Interesting stories I’ve found lately:
Last week, I asked you to put the American Legislative Exchange Council on your moral radar. This page provides a lot of data about ALEC’s agenda and which movements are organizing against it.
Here’s a topic I was surprised to read about: the proposal that newborns that could have been aborted can be euthanized after birth, called “After Birth Abortions”. This issue has been raised in the journal Medical Ethics, and although I’m not completely in tune with the response of the author of this article, I agree the precedent is dangerous and dehumanizing. It can be rationalized that anyone whose existence is inconvenient should have been aborted and justify murder almost any time later in life. We do need to be very careful about Ivory Tower thinking, especially when it disconnects with reality and the dignity of human life. All human life is precious to God every moment of existence.
The third installment of Cardinal Braz de Aviz’s interview with the Italian press, where he explores the issue of gender inequality in the Church.
Blessed are the peacemakers, for they will be misunderstood and attacked by both sides. Pope Francis has taken heat from the Catholic Right about the liturgy; the Catholic Left is after him about his stance toward women. Neither seem to say much about the poor and the nature of God’s Mercy.
Pope Francis laid out some challenges for the Latin American Church in his address of July 28. Fr. Thomas Reese, S.J. gives us an excellent analysis of Francis’ thoughts and its implications for the entire Church in two parts. Both the first and the second installments are deep, thought provoking, and incredibly accurate.

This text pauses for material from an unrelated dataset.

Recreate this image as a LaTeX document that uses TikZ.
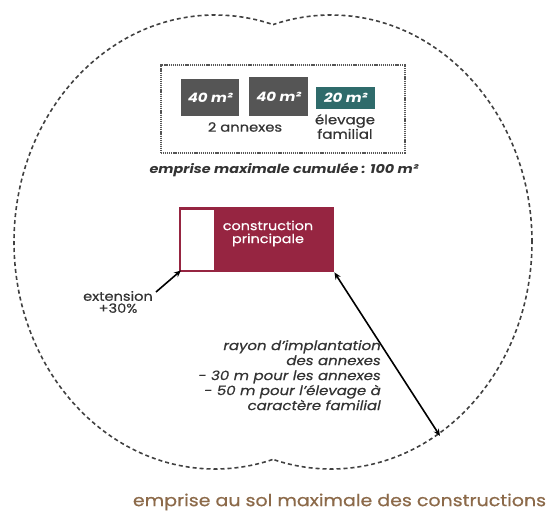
\documentclass[tikz,border=0pt]{standalone}
\usepackage{fontspec}
\setmainfont{Poppins}[FakeStretch=1.15, UprightFeatures={FakeBold=0.6}, ItalicFeatures={FakeBold=0.6}]
\usetikzlibrary{arrows.meta}
\definecolor{outline}{HTML}{404040}
\definecolor{boxgray}{HTML}{555555}
\definecolor{teal}{HTML}{2F6B6B}
\definecolor{crimson}{HTML}{962541}
\definecolor{txt}{HTML}{333333}
\definecolor{caption}{HTML}{8C6A4A}
\tikzset{
  outl/.style={draw=outline, line width=1.6pt, dash pattern=on 4pt off 3pt},
  dotbox/.style={draw=boxgray, line width=1.5pt, dash pattern=on 1.2pt off 0.9pt},
  areabox/.style={fill=#1, draw=none, text=white, font=\fontsize{13}{14}\selectfont\bfseries\itshape, inner sep=0pt, anchor=north west},
  lbl/.style={text=txt, align=center, inner sep=0pt},
  arr/.style={line width=1.6pt, black},
}
\begin{document}
\begin{tikzpicture}[x=1pt,y=-1pt]
\useasboundingbox (0,0) rectangle (552,515);
% outer union of two ellipses
\begin{scope}
  \clip (0,0) rectangle (273,515);
  \draw[outl] (215,242) ellipse [x radius=201pt, y radius=227pt];
\end{scope}
\begin{scope}
  \clip (273,0) rectangle (552,515);
  \draw[outl] (331,242) ellipse [x radius=201pt, y radius=227pt];
\end{scope}
% dotted frame
\node[dotbox, minimum width=244pt, minimum height=88pt, anchor=north west, inner sep=0pt] (frame) at (160,64) {};
\node[areabox=boxgray, minimum width=58pt, minimum height=37pt] (a1) at (181,79) {40 m²};
\node[areabox=boxgray, minimum width=59pt, minimum height=39pt] (a2) at (249,77) {40 m²};
\node[areabox=teal, minimum width=59pt, minimum height=22pt] (e1) at (316,87) {20 m²};
\node[lbl, font=\fontsize{12.8}{12}\selectfont] (annex) at (245,127) {2 annexes};
\node[lbl, font=\fontsize{13}{11.5}\selectfont] (elev) at (345,126.5) {élevage\\familial};
\node[lbl, font=\fontsize{12.5}{13}\selectfont\bfseries\itshape] (cumul) at (284,170) {emprise maximale cumulée : 100 m²};
% construction principale
\node[fill=crimson, minimum width=155pt, minimum height=65pt, anchor=north west, inner sep=0pt] (cp) at (179,207) {};
\node[fill=white, minimum width=33pt, minimum height=60pt, anchor=north west, inner sep=0pt] (ext) at (181,210) {};
\node[text=white, align=center, inner sep=0pt, font=\fontsize{12.5}{13}\selectfont] (cptext) at (268,233.5) {construction\\principale};
% extension label
\node[lbl, font=\fontsize{12.7}{12}\selectfont] (extlbl) at (118,302) {extension\\+30\%};
\coordinate (extstart) at (156,292);
\draw[arr, -{Stealth[length=7pt,width=6pt]}] (extstart) -- (ext.south west);
% radius arrow
\coordinate (rend) at (440,436);
\draw[arr, {Stealth[length=7pt,width=6pt]}-{Stealth[length=7pt,width=6pt]}] (cp.south east) -- (rend);
\node[text=txt, align=right, anchor=north east, inner sep=0pt, font=\fontsize{13}{15}\selectfont\itshape] (rayon) at (381,340) {rayon d'implantation\\des annexes\\- 30 m pour les annexes\\- 50 m pour l'élevage à\\caractère familial};
% caption
\node[text=caption, inner sep=0pt, font=\fontsize{16.5}{18}\selectfont] (cap) at (339.5,502) {emprise au sol maximale des constructions};
\end{tikzpicture}
\end{document}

What’s Uncool About Cool Churches? The answer might surprise you. Jonathan Merritt explores the trend of “Spiritual But Not Religious” with Rev. Lillian Daniel, and opens up some great material. I particularly love Lillian’s statement that what she strives is a religious life that’s reasonable, rigorous and real.
The Egoism of God is a post by Marc Barnes on the mystery of Creation and re-introduces the concept of God as the Supreme Artist rather than the Venture Capitalist. I don’t agree with everything he says, but I think he’s on the right track.
Everyday racism isn’t confined to America, it exists in other countries, such as Israel, as well.
Bill Tammeus talks about simplistic Faith, and his point is excellent: our Faith is essentially simple, however it is complex and making it simplistic can sidetrack its focus.
Archbishop Rowan Williams, the former Archbishop of Canterbury, has some unusually direct comments about persecution of Christianity in the West. This is an amazingly clear sighted view of what’s going on in our culture.
Peter Chattaway remembers two very controversial films on significant anniversaries of their premiere: Jesus Christ Superstar and the Last Temptation of Christ. It is amazing how these films look at 40 and 25 years after their release and how society has changed, however their approach and their view of humanity is still have the same flaw as when they were first released: Jesus was not really a passive victim of events that got away from him.
Fred Bahnson’s book Soil and Sacrament: A Spiritual Memoir of Food and Faith seems like an excellent read for those who want to connect Theology with the Earth as a peacemaking ministry. Sounds like what my friends at Jerusalem Farm are doing on a smaller scale.
A Muslim blogger and intellectual responds to Lady Gaga’s new song, “Burqa”. He’s not calling for a public outcry against it: actually, he finds it rather boring.
Marriage Secrets of Highly Successful Couples is the kind of headline I usually look at skeptically (since I echo Bill Tammeus’ sentiments above about over-simplification), however Victor Parachin has uncovered some real practical wisdom here. I think the 60/40 rule makes a lot of sense if both parties are willing to do it.